INSTRUCTIONS FOR THE TASK: Nothing in the data should change when you return it, but leave the pictures out.

★ ★ ★

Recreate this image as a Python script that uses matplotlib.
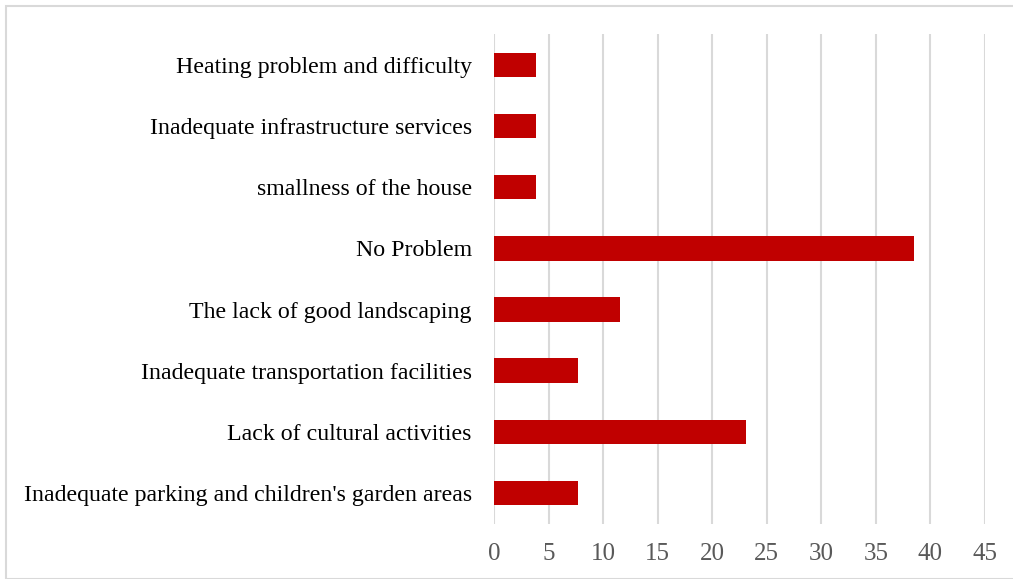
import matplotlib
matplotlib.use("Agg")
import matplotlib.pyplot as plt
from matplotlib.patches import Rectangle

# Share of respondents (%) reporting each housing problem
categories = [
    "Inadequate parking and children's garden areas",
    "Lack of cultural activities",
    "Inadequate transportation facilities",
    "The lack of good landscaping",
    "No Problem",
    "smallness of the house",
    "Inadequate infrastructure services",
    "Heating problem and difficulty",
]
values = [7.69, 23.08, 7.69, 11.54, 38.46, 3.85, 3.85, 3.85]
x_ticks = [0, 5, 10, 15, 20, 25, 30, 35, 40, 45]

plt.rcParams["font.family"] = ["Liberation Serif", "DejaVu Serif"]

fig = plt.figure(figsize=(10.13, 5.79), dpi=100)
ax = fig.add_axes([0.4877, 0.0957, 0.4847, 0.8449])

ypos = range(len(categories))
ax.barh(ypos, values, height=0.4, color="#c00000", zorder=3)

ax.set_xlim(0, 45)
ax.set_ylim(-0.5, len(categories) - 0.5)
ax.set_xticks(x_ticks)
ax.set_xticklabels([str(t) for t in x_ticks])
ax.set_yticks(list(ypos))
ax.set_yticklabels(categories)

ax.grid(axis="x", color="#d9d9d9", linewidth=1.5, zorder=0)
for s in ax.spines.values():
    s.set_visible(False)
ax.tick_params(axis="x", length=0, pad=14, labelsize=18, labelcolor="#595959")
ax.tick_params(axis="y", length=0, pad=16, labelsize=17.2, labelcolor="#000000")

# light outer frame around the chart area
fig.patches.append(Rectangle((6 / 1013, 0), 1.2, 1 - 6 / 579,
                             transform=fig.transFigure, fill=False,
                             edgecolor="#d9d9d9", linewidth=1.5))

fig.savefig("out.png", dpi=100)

★ ★ ★

OUTPUT BELOW:
Recreate this image as a Python script that uses matplotlib.
import matplotlib
matplotlib.use("Agg")
import matplotlib.pyplot as plt
from matplotlib.patches import Rectangle

# Share of respondents (%) reporting each housing problem
categories = [
    "Inadequate parking and children's garden areas",
    "Lack of cultural activities",
    "Inadequate transportation facilities",
    "The lack of good landscaping",
    "No Problem",
    "smallness of the house",
    "Inadequate infrastructure services",
    "Heating problem and difficulty",
]
values = [7.69, 23.08, 7.69, 11.54, 38.46, 3.85, 3.85, 3.85]
x_ticks = [0, 5, 10, 15, 20, 25, 30, 35, 40, 45]

plt.rcParams["font.family"] = ["Liberation Serif", "DejaVu Serif"]

fig = plt.figure(figsize=(10.13, 5.79), dpi=100)
ax = fig.add_axes([0.4877, 0.0957, 0.4847, 0.8449])

ypos = range(len(categories))
ax.barh(ypos, values, height=0.4, color="#c00000", zorder=3)

ax.set_xlim(0, 45)
ax.set_ylim(-0.5, len(categories) - 0.5)
ax.set_xticks(x_ticks)
ax.set_xticklabels([str(t) for t in x_ticks])
ax.set_yticks(list(ypos))
ax.set_yticklabels(categories)

ax.grid(axis="x", color="#d9d9d9", linewidth=1.5, zorder=0)
for s in ax.spines.values():
    s.set_visible(False)
ax.tick_params(axis="x", length=0, pad=14, labelsize=18, labelcolor="#595959")
ax.tick_params(axis="y", length=0, pad=16, labelsize=17.2, labelcolor="#000000")

# light outer frame around the chart area
fig.patches.append(Rectangle((6 / 1013, 0), 1.2, 1 - 6 / 579,
                             transform=fig.transFigure, fill=False,
                             edgecolor="#d9d9d9", linewidth=1.5))

fig.savefig("out.png", dpi=100)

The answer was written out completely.